→ Directions
Using the records below, copy exactly the part that opens with the line holding "What TikZ code" and closes with the line holding "(0,0) rectangle (1865,451);", minus the pictures.

Rows from a dataset of charts and code:
begin

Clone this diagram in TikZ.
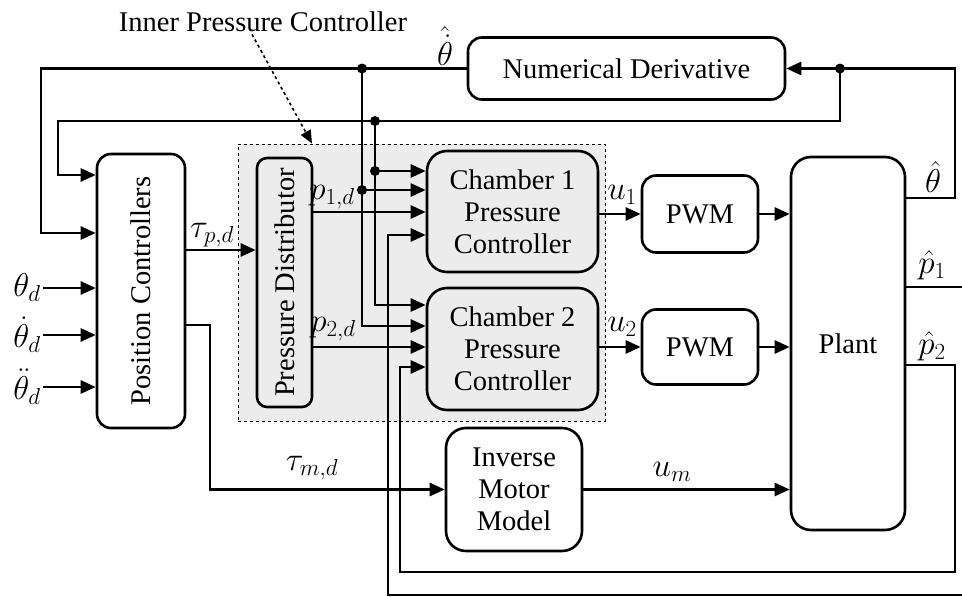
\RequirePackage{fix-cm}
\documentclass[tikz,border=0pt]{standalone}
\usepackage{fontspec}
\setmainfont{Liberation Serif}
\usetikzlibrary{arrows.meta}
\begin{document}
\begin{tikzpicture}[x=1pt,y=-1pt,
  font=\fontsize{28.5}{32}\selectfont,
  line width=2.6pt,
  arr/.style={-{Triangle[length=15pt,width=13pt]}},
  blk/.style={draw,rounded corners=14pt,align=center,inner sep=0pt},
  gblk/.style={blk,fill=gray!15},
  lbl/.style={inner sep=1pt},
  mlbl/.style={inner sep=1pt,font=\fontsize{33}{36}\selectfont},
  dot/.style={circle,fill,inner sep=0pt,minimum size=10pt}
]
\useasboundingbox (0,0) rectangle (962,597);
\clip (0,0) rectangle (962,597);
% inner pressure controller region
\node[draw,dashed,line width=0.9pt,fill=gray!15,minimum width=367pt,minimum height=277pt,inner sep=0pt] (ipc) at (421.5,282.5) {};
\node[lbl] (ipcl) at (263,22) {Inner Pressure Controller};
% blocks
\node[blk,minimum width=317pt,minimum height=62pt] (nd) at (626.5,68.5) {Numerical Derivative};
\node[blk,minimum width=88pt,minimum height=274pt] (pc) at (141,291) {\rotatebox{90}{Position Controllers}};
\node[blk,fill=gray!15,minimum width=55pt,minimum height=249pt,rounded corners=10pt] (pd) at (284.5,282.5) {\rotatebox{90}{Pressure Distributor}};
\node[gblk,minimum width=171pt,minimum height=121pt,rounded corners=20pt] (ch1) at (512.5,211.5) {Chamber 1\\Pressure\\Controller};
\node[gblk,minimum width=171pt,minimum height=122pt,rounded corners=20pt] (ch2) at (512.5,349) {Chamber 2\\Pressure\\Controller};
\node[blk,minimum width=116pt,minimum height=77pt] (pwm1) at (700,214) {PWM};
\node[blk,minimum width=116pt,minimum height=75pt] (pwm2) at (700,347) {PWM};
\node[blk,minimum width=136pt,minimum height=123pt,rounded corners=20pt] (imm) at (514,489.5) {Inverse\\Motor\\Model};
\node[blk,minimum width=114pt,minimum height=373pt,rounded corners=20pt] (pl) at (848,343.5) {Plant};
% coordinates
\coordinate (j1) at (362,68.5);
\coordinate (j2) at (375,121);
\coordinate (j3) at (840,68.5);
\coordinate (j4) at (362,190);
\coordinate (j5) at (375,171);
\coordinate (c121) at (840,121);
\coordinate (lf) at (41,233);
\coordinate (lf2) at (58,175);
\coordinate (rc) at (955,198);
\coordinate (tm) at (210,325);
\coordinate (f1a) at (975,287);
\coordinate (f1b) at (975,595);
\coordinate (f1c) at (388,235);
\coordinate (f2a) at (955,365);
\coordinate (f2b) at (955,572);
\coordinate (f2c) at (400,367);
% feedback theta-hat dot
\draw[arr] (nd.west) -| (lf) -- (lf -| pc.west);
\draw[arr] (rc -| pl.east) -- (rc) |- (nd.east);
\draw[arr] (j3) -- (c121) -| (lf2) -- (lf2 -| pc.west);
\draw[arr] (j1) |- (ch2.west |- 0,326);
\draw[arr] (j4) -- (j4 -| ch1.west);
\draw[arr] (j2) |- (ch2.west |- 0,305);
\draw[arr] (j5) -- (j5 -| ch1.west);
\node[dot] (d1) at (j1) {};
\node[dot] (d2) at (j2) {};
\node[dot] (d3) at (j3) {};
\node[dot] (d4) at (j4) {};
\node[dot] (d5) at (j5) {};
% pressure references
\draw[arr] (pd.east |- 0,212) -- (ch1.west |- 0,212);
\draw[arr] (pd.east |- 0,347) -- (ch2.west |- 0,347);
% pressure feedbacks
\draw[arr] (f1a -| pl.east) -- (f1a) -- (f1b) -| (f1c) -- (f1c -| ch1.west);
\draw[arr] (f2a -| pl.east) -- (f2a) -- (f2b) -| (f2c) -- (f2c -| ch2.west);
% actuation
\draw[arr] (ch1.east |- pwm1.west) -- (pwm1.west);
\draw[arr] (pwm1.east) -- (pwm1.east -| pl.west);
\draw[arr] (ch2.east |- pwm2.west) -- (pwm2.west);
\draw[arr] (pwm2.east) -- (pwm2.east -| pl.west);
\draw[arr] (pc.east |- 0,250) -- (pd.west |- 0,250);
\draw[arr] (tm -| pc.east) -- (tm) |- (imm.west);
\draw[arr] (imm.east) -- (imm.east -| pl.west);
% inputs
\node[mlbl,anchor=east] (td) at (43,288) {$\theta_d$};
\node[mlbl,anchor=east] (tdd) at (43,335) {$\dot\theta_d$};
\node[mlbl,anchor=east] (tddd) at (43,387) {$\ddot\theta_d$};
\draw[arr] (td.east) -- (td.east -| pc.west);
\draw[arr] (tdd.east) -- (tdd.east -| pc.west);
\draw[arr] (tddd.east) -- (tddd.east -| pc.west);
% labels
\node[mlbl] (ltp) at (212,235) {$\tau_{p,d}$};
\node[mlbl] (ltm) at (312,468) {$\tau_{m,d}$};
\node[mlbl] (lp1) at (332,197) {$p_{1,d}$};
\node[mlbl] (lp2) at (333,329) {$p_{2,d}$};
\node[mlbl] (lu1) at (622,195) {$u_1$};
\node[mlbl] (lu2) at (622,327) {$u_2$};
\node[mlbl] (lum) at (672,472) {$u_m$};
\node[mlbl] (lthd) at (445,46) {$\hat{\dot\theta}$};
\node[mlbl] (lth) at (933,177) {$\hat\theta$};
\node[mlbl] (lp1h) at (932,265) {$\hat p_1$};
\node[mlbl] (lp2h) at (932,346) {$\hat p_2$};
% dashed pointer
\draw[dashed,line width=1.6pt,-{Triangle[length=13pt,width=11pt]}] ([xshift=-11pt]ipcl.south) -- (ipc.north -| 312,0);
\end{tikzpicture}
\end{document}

end
begin

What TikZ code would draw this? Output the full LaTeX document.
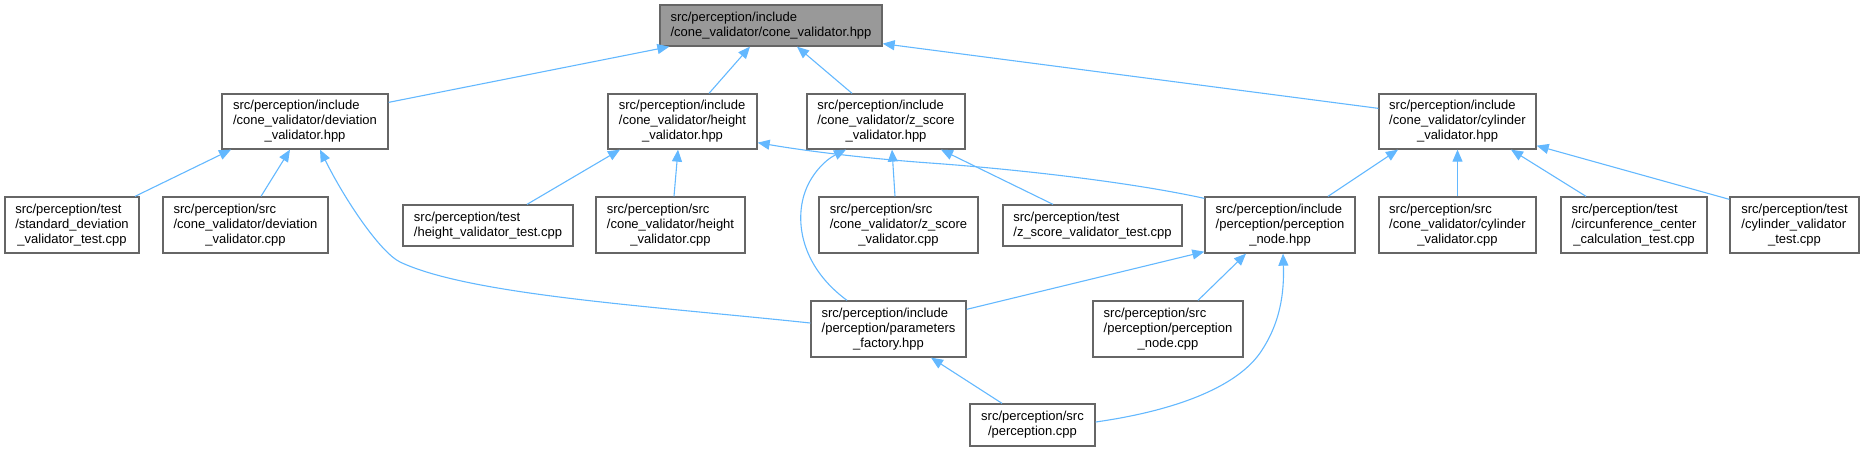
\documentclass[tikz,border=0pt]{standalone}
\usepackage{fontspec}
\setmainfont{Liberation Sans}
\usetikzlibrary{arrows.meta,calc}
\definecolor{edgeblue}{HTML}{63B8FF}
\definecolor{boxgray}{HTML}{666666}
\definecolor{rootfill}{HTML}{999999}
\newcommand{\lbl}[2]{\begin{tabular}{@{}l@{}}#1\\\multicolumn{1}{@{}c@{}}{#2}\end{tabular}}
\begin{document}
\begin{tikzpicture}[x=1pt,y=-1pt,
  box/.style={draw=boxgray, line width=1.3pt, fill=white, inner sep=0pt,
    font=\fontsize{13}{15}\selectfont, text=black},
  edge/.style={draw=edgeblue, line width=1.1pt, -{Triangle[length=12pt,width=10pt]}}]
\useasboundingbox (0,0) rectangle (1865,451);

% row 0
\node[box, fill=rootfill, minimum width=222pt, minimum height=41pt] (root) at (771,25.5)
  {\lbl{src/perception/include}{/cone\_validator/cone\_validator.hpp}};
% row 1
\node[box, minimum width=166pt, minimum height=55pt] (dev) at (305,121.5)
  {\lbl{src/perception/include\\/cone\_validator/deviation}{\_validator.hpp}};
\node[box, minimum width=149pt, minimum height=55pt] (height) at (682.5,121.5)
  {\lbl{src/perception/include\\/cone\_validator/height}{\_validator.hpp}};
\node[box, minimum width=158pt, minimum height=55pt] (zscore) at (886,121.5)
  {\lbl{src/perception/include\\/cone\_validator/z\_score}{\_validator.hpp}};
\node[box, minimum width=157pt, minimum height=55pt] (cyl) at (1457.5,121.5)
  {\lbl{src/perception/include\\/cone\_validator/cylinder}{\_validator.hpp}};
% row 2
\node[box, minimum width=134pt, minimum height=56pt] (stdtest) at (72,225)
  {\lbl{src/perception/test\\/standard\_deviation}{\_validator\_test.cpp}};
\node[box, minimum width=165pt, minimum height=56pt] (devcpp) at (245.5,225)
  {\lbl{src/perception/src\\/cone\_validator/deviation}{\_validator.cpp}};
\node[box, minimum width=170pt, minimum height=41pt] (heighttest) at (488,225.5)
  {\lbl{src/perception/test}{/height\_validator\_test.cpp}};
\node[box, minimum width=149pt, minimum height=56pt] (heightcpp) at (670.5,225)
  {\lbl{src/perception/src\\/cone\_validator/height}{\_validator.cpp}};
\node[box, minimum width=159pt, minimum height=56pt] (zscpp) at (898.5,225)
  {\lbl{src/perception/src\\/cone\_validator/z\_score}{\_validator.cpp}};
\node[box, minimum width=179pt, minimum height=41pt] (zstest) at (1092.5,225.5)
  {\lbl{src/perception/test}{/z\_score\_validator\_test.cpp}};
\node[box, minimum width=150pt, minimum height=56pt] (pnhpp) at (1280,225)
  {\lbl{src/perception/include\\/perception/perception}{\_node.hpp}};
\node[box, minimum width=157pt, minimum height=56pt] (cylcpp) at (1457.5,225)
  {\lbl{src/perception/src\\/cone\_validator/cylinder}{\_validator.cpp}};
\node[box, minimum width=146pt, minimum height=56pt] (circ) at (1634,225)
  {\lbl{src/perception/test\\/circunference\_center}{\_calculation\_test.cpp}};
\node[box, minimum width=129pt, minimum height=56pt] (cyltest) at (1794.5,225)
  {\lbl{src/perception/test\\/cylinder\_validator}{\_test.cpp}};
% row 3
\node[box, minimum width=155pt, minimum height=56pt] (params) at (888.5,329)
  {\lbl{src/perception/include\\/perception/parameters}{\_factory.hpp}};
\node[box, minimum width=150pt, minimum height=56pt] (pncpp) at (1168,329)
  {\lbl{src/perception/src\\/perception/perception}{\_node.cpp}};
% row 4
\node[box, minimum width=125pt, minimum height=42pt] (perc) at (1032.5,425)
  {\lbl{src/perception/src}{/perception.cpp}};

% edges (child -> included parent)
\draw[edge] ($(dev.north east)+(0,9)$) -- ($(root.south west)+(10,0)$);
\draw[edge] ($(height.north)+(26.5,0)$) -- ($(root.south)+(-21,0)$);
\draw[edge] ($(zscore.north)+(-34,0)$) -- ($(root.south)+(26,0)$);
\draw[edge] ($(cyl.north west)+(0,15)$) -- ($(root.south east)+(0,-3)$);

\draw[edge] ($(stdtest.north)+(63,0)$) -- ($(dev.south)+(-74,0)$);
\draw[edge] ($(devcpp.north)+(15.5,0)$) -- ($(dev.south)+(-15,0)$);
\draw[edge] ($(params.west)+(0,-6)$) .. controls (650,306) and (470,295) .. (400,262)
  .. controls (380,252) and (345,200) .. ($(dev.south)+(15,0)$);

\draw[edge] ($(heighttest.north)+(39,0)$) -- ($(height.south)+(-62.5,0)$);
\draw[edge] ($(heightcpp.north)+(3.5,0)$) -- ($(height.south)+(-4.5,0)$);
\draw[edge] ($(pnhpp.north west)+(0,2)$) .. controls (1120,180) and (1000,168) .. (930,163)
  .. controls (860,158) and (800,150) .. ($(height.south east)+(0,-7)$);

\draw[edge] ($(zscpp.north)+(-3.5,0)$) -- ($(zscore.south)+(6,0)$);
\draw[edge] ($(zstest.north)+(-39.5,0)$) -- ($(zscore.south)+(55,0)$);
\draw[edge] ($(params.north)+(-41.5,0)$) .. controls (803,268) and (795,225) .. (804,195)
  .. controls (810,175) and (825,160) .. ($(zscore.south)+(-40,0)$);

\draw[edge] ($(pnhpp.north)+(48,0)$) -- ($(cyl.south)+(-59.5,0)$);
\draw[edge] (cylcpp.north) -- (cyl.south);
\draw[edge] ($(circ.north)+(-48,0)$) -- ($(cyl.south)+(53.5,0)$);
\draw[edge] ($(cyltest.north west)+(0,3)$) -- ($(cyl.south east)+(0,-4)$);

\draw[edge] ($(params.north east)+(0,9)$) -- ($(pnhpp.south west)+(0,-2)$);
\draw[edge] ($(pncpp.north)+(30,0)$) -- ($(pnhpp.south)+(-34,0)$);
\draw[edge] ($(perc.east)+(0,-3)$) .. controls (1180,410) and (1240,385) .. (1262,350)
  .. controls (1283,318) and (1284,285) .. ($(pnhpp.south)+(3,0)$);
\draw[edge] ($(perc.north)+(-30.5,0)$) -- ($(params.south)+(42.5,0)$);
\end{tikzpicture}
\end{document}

end

→ Answer in full
What TikZ code would draw this? Output the full LaTeX document.
\documentclass[tikz,border=0pt]{standalone}
\usepackage{fontspec}
\setmainfont{Liberation Sans}
\usetikzlibrary{arrows.meta,calc}
\definecolor{edgeblue}{HTML}{63B8FF}
\definecolor{boxgray}{HTML}{666666}
\definecolor{rootfill}{HTML}{999999}
\newcommand{\lbl}[2]{\begin{tabular}{@{}l@{}}#1\\\multicolumn{1}{@{}c@{}}{#2}\end{tabular}}
\begin{document}
\begin{tikzpicture}[x=1pt,y=-1pt,
  box/.style={draw=boxgray, line width=1.3pt, fill=white, inner sep=0pt,
    font=\fontsize{13}{15}\selectfont, text=black},
  edge/.style={draw=edgeblue, line width=1.1pt, -{Triangle[length=12pt,width=10pt]}}]
\useasboundingbox (0,0) rectangle (1865,451);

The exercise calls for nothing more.